Supplied data:
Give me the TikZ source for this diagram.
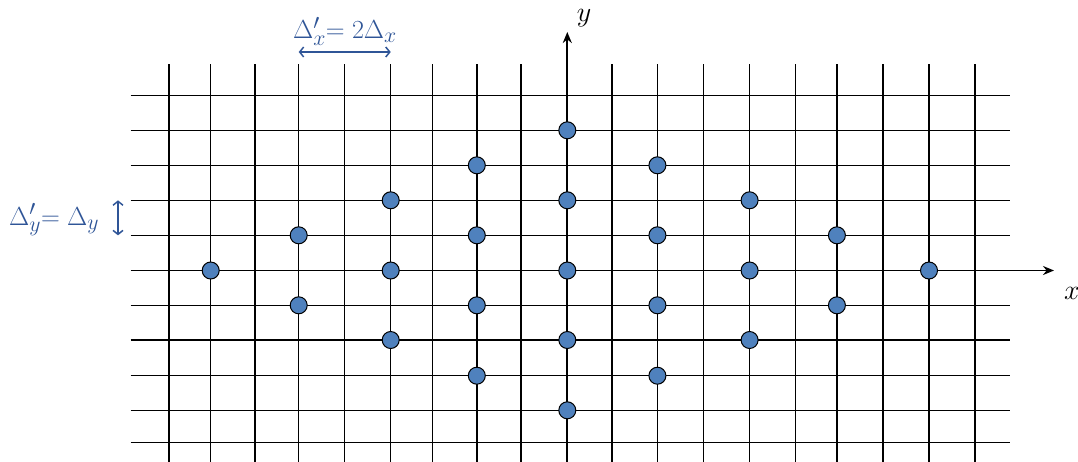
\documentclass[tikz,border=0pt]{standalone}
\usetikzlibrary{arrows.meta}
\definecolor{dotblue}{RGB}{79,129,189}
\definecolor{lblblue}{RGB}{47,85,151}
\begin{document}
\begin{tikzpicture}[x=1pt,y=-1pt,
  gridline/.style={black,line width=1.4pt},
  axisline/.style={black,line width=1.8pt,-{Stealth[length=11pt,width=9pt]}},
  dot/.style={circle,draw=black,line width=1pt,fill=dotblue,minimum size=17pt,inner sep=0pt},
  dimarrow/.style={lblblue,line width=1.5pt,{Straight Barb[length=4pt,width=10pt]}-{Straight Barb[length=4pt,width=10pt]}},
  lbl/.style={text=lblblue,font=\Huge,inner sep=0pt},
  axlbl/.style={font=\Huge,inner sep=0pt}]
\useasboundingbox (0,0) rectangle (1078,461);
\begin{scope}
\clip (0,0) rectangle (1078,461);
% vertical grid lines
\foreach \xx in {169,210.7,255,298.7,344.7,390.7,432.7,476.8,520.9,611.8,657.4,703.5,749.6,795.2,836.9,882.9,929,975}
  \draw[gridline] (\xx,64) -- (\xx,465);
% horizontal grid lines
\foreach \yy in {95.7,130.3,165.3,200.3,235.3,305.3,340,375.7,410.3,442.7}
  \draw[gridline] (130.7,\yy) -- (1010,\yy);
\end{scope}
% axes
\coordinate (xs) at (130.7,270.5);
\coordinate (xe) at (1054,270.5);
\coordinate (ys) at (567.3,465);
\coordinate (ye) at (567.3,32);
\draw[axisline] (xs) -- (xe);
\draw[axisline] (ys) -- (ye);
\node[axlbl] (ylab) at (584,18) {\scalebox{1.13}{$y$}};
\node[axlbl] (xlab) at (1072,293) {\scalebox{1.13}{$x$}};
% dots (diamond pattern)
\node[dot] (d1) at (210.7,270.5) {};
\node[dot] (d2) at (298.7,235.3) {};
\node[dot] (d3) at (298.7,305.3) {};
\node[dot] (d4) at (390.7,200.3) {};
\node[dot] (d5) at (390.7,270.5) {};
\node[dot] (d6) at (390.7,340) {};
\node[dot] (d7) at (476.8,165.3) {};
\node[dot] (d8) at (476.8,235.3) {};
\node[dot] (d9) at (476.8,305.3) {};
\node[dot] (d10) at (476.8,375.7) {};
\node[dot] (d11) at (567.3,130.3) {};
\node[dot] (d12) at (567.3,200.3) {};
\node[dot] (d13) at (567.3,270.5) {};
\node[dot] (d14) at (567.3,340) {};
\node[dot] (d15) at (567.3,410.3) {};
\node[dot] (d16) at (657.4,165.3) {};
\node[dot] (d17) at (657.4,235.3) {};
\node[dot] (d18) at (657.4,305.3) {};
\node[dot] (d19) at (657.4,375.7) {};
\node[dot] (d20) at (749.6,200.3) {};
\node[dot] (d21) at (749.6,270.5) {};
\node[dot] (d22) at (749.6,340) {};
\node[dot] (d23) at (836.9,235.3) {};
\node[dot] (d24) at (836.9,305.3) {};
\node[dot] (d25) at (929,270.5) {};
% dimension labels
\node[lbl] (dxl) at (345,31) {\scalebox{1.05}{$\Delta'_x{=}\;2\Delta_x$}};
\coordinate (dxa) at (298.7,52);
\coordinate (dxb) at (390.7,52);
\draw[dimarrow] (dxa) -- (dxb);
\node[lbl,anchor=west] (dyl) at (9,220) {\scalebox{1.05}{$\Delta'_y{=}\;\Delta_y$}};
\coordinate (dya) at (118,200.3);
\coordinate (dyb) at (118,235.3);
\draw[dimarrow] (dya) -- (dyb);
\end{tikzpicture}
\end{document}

What is asked:
Reproduce the listing above exactly, excluding all pictures.

Task output:
Give me the TikZ source for this diagram.
\documentclass[tikz,border=0pt]{standalone}
\usetikzlibrary{arrows.meta}
\definecolor{dotblue}{RGB}{79,129,189}
\definecolor{lblblue}{RGB}{47,85,151}
\begin{document}
\begin{tikzpicture}[x=1pt,y=-1pt,
  gridline/.style={black,line width=1.4pt},
  axisline/.style={black,line width=1.8pt,-{Stealth[length=11pt,width=9pt]}},
  dot/.style={circle,draw=black,line width=1pt,fill=dotblue,minimum size=17pt,inner sep=0pt},
  dimarrow/.style={lblblue,line width=1.5pt,{Straight Barb[length=4pt,width=10pt]}-{Straight Barb[length=4pt,width=10pt]}},
  lbl/.style={text=lblblue,font=\Huge,inner sep=0pt},
  axlbl/.style={font=\Huge,inner sep=0pt}]
\useasboundingbox (0,0) rectangle (1078,461);
\begin{scope}
\clip (0,0) rectangle (1078,461);
% vertical grid lines
\foreach \xx in {169,210.7,255,298.7,344.7,390.7,432.7,476.8,520.9,611.8,657.4,703.5,749.6,795.2,836.9,882.9,929,975}
  \draw[gridline] (\xx,64) -- (\xx,465);
% horizontal grid lines
\foreach \yy in {95.7,130.3,165.3,200.3,235.3,305.3,340,375.7,410.3,442.7}
  \draw[gridline] (130.7,\yy) -- (1010,\yy);
\end{scope}
% axes
\coordinate (xs) at (130.7,270.5);
\coordinate (xe) at (1054,270.5);
\coordinate (ys) at (567.3,465);
\coordinate (ye) at (567.3,32);
\draw[axisline] (xs) -- (xe);
\draw[axisline] (ys) -- (ye);
\node[axlbl] (ylab) at (584,18) {\scalebox{1.13}{$y$}};
\node[axlbl] (xlab) at (1072,293) {\scalebox{1.13}{$x$}};
% dots (diamond pattern)
\node[dot] (d1) at (210.7,270.5) {};
\node[dot] (d2) at (298.7,235.3) {};
\node[dot] (d3) at (298.7,305.3) {};
\node[dot] (d4) at (390.7,200.3) {};
\node[dot] (d5) at (390.7,270.5) {};
\node[dot] (d6) at (390.7,340) {};
\node[dot] (d7) at (476.8,165.3) {};
\node[dot] (d8) at (476.8,235.3) {};
\node[dot] (d9) at (476.8,305.3) {};
\node[dot] (d10) at (476.8,375.7) {};
\node[dot] (d11) at (567.3,130.3) {};
\node[dot] (d12) at (567.3,200.3) {};
\node[dot] (d13) at (567.3,270.5) {};
\node[dot] (d14) at (567.3,340) {};
\node[dot] (d15) at (567.3,410.3) {};
\node[dot] (d16) at (657.4,165.3) {};
\node[dot] (d17) at (657.4,235.3) {};
\node[dot] (d18) at (657.4,305.3) {};
\node[dot] (d19) at (657.4,375.7) {};
\node[dot] (d20) at (749.6,200.3) {};
\node[dot] (d21) at (749.6,270.5) {};
\node[dot] (d22) at (749.6,340) {};
\node[dot] (d23) at (836.9,235.3) {};
\node[dot] (d24) at (836.9,305.3) {};
\node[dot] (d25) at (929,270.5) {};
% dimension labels
\node[lbl] (dxl) at (345,31) {\scalebox{1.05}{$\Delta'_x{=}\;2\Delta_x$}};
\coordinate (dxa) at (298.7,52);
\coordinate (dxb) at (390.7,52);
\draw[dimarrow] (dxa) -- (dxb);
\node[lbl,anchor=west] (dyl) at (9,220) {\scalebox{1.05}{$\Delta'_y{=}\;\Delta_y$}};
\coordinate (dya) at (118,200.3);
\coordinate (dyb) at (118,235.3);
\draw[dimarrow] (dya) -- (dyb);
\end{tikzpicture}
\end{document}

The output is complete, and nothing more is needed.